MONTREAL—After two months on vacation, the Parti Quebecois seem to have gotten a tad rusty in the National Assembly.

There was some embarrassment on Tuesday for the Marois government when one of the PQ’s house leaders accidentally approved a motion critical of cuts made to university funding by his own government.

The opposition motion was tabled by the two higher education critics in the National Assembly just after question period on Tuesday.

While only symbolic, the motion called on the government to “renounce budget cuts imposed on universities […] which will only translate into larger budget deficits for universities.”

The university cuts were announced on Dec. 4 when Higher Education Minister Pierre Duchesne summoned Quebec’s university leaders to the capital. Demanding $124-million in cuts by April, the directive caught the province’s rectors and principals off-guard, many of whom were still reeling from a tuition increase cancelled only months earlier.
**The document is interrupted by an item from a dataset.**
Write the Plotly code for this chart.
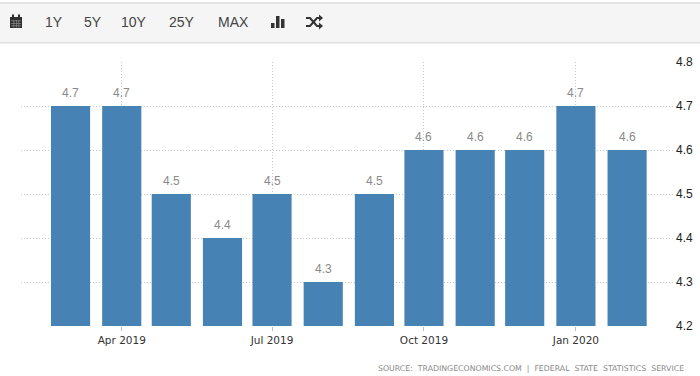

Due to the cuts, university leaders have warned of deficits and cuts to student services. At Concordia University, a slim budget surplus was transformed into one of the university’s largest ever deficits due to the 11th hour cuts.

Fearing ballooning deficits and reduced student services, the Liberals and Coalition Avenir Quebec rallied together to criticize Duchesne’s decision with Tuesday’s motion. When the CAQ’s Stéphane Le Bouyonnec and Liberal Gerry Sklavounos tabled the motion, the PQ’s distracted house leader approved it.

When deputy house leader Mathieu Traversy tried to reverse his earlier vote, cast for his entire party in favour of the motion, the minority government was unable to find any support amongst the opposition to erase its error.

Despite the embarrassment, university bean counters will still need to find $124-million to cut.